Carlos Delfino sorta reminds me of this otherCarlos. Sure Venezuela is a bit farther north than Delfino’s Argentina, but sometimes he just looks like someone that totally knows how to adjust a scope, set some plastique in a strategic place, and silently stalk The Most Dangerous Game before some cold blooded assassination ish. That’s just me, though.
Here’s a couple sequences from Friday, when the Memphis Grizzlies handled the visiting Houston Rockets with relative ease. In fact, when the Houston starters came out at the end of the 3rd quarter, as part of their usual substitution patterns, they never went back in during the fourth as the Pete Pranica wondered why. It might have had something to do with Memphis’ top 2 defense.

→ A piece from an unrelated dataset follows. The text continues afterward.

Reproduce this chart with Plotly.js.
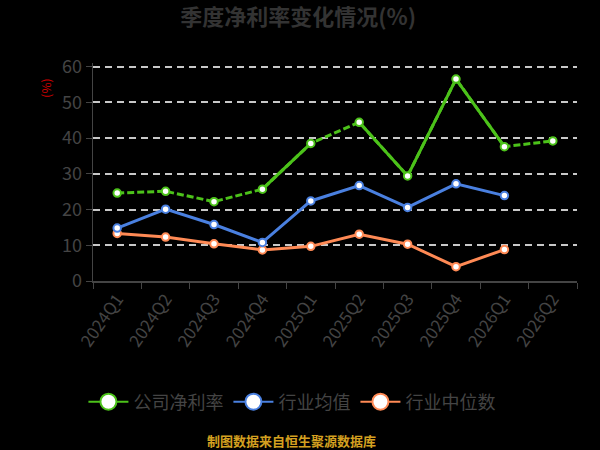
<!DOCTYPE html>
<html>
<head>
<meta charset="utf-8">
<script src="https://cdn.plot.ly/plotly-3.0.1.min.js"></script>
<style>
  html, body { margin: 0; padding: 0; background: #000; }
  #chart { width: 600px; height: 450px; }
</style>
</head>
<body>
<div id="chart"></div>
<script>
const quarters = ['2024Q1', '2024Q2', '2024Q3', '2024Q4', '2025Q1', '2025Q2', '2025Q3', '2025Q4', '2026Q1', '2026Q2'];
const companyMargin = [24.6, 25.1, 22.2, 25.7, 38.5, 44.4, 29.4, 56.5, 37.6, 39.2];
const industryMean = [14.8, 20.1, 15.8, 10.8, 22.4, 26.7, 20.6, 27.2, 23.9, null];
const industryMedian = [13.3, 12.3, 10.4, 8.7, 9.7, 13.1, 10.3, 4.0, 8.8, null];
// runs of the company line drawn solid (index from, index to); the rest is dashed
const solidRuns = [[3, 4], [5, 8]];

const GREEN = '#4cc21a';
const BLUE = '#4a80e0';
const ORANGE = '#ff8a55';
const FONT = '"Noto Sans CJK SC", "Noto Sans", sans-serif';

// solid pieces of the company line, joined by a null so they stay apart
const solidX = [];
const solidY = [];
solidRuns.forEach(([a, b], i) => {
    if (i > 0) { solidX.push(null); solidY.push(null); }
    for (let k = a; k <= b; k++) {
        solidX.push(quarters[k]);
        solidY.push(companyMargin[k]);
    }
});

const pointMarker = (color) => ({
    symbol: 'circle', size: 7.5, color: '#fff', line: {color: color, width: 2},
});

const legendOnly = (name, color) => ({
    x: [null], y: [null],
    type: 'scatter', mode: 'lines+markers', name: name,
    line: {color: color, width: 2},
    marker: {symbol: 'circle', size: 16, color: '#fff', line: {color: color, width: 2}},
    hoverinfo: 'skip',
});

const traces = [
    {
        x: quarters, y: industryMedian,
        type: 'scatter', mode: 'lines+markers', showlegend: false,
        line: {color: ORANGE, width: 3},
        marker: pointMarker(ORANGE),
    },
    {
        x: quarters, y: industryMean,
        type: 'scatter', mode: 'lines+markers', showlegend: false,
        line: {color: BLUE, width: 3},
        marker: pointMarker(BLUE),
    },
    {
        x: quarters, y: companyMargin,
        type: 'scatter', mode: 'lines', showlegend: false,
        line: {color: GREEN, width: 3, dash: '7px,3px'},
    },
    {
        x: solidX, y: solidY,
        type: 'scatter', mode: 'lines', showlegend: false,
        line: {color: GREEN, width: 3},
    },
    {
        x: quarters, y: companyMargin,
        type: 'scatter', mode: 'markers', showlegend: false,
        marker: pointMarker(GREEN),
    },
    legendOnly('公司净利率', GREEN),
    legendOnly('行业均值', BLUE),
    legendOnly('行业中位数', ORANGE),
];

const layout = {
    width: 600,
    height: 450,
    paper_bgcolor: '#000',
    plot_bgcolor: '#000',
    margin: {t: 63, r: 23, b: 169, l: 93},
    font: {family: FONT, color: '#444'},
    title: {
        text: '<b>季度净利率变化情况(%)</b>',
        font: {family: FONT, size: 22, color: '#333'},
        x: 0.497, xanchor: 'center',
        y: 0.962, yanchor: 'middle',
    },
    xaxis: {
        type: 'category',
        categoryorder: 'array',
        categoryarray: quarters,
        range: [-0.5, 9.5],
        tickson: 'boundaries',
        ticks: 'outside',
        ticklen: 6,
        tickcolor: '#444',
        showline: true,
        linecolor: '#444',
        linewidth: 1.5,
        showgrid: false,
        zeroline: false,
        tickangle: -55,
        tickfont: {family: FONT, size: 17, color: '#444'},
        fixedrange: true,
    },
    yaxis: {
        range: [0, 61],
        tickvals: [0, 10, 20, 30, 40, 50, 60],
        ticks: 'outside',
        ticklen: 6,
        tickcolor: '#444',
        showline: true,
        linecolor: '#444',
        linewidth: 1.5,
        gridcolor: '#c8c8c8',
        griddash: '7px,5px',
        gridwidth: 2,
        zeroline: false,
        tickfont: {family: FONT, size: 18, color: '#444'},
        fixedrange: true,
    },
    legend: {
        orientation: 'h',
        x: 0.411, xanchor: 'center',
        y: -0.555, yanchor: 'middle',
        font: {family: FONT, size: 18, color: '#444'},
        itemwidth: 40,
        bgcolor: 'rgba(0,0,0,0)',
    },
    annotations: [
        {
            text: '(%)',
            xref: 'paper', yref: 'paper',
            x: -0.1, y: 0.885,
            xanchor: 'center', yanchor: 'middle',
            textangle: -90,
            showarrow: false,
            font: {family: FONT, size: 12, color: '#cc0000'},
        },
        {
            text: '<b>制图数据来自恒生聚源数据库</b>',
            xref: 'paper', yref: 'paper',
            x: 0.411, y: -0.73,
            xanchor: 'center', yanchor: 'middle',
            showarrow: false,
            font: {family: FONT, size: 13, color: '#d4a020'},
        },
    ],
};

Plotly.newPlot('chart', traces, layout, {displayModeBar: false, staticPlot: true});
</script>
</body>
</html>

Watch as Tony Allen almost steals the pass to Harden (there were countless instances where Allen got his hand on a pass and deflected it out of bounds, enough to disrupt the rhythm of Houston’s offense, or for an outright steal), and then totally stops the dribble penetration of James Harden. Grizzlies coach, Lionel Hollins, and Zach Lowe discussed Allen’s roving madman routine in a piece for Grantland last week. Harden only finished with 7 points on 3-for-9 shooting on Friday, including this off-balance mid-range shot; Allen stays in front of him despite all the dribbling trickery and doesn’t allow him to get into the lane or get an open jumper.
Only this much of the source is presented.